Ressemblances, dissemblances. Pareil, pas pareil. « Quand tu fais un tour du bloc à Montréal, tu pognes des maisons qui datent de 1900, d’autres qui ont été remaniées en 1960, y en a qui viennent d’être construites. Montréal est un cauchemar d’urbanisme, mais intéressant dans sa variété. » On sait qu’on est à Montréal, pas seulement à cause du slalom des cônes orange. Il y a une identité. Multiple, avec des constantes. Un peu comme une oeuvre d’artiste, changeante et reconnaissable à la fois, perçue dans la durée. « J’ai pu enlever le mot “anniversaire” tout en gardant le “50”. Avec Le tour du bloc, c’est une promenade à travers 50 ans de chansons. »
Au plus près, au plus beau
Comment il les fait, pour l’occasion ? « Au plus près du groove d’origine. Le grand luxe, pour moi, dans ce spectacle, c’est qu’il n’y a aucun synthé. Pas d’échantillons, rien de préenregistré qu’on intégrerait. Il y a tout un pan de mon répertoire où il y avait pas mal d’électronique. Mais là, on a des vents pour les faire. Être onze sur scène, douze avec moi, c’est ça que ça permet. » De l’ampleur, de la beauté sans donner dans le pompeux. « Avoir trois choristes, c’est un monde de possibilités. À Lana Carbonneau et Audrey-Michèle Simard s’ajoute Renaud Paradis, c’est tellement beau que j’aurais envie de tout réenregistrer avec eux autres. Renaud, en plus, il joue du flugelhorn. Je ne vais pas m’en priver. »
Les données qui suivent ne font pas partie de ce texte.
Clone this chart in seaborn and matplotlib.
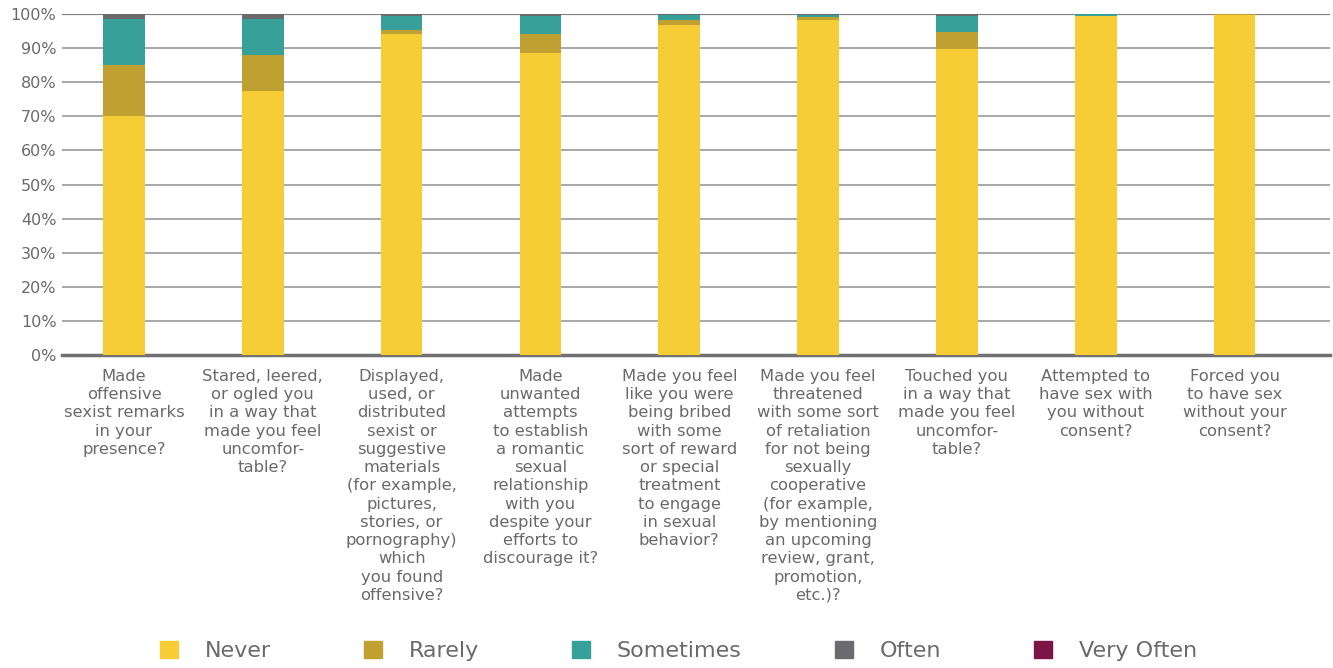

On pense à un James Taylor, au soin qu’il apporte aux harmonies de sa haie de choristes (il en a quatre). « Ça reste un modèle pour moi, viser comme lui ce degré de finesse, mais sans perdre le fun. Lana a une connaissance des harmonies qui est nettement plus grande que la mienne. Les chansons ne changent pas, tout est là, mais ici et là, on essaie de les embellir. Pour être vraiment contents nous-mêmes, et que les gens se sentent choyés. » Pas une grand-messe, mais une certaine élévation. Comme dans la chanson-thème : « Tu pousses ta luck / Tu t’en vas faire le tour du bloc. » Rigueur et joie, alléluia.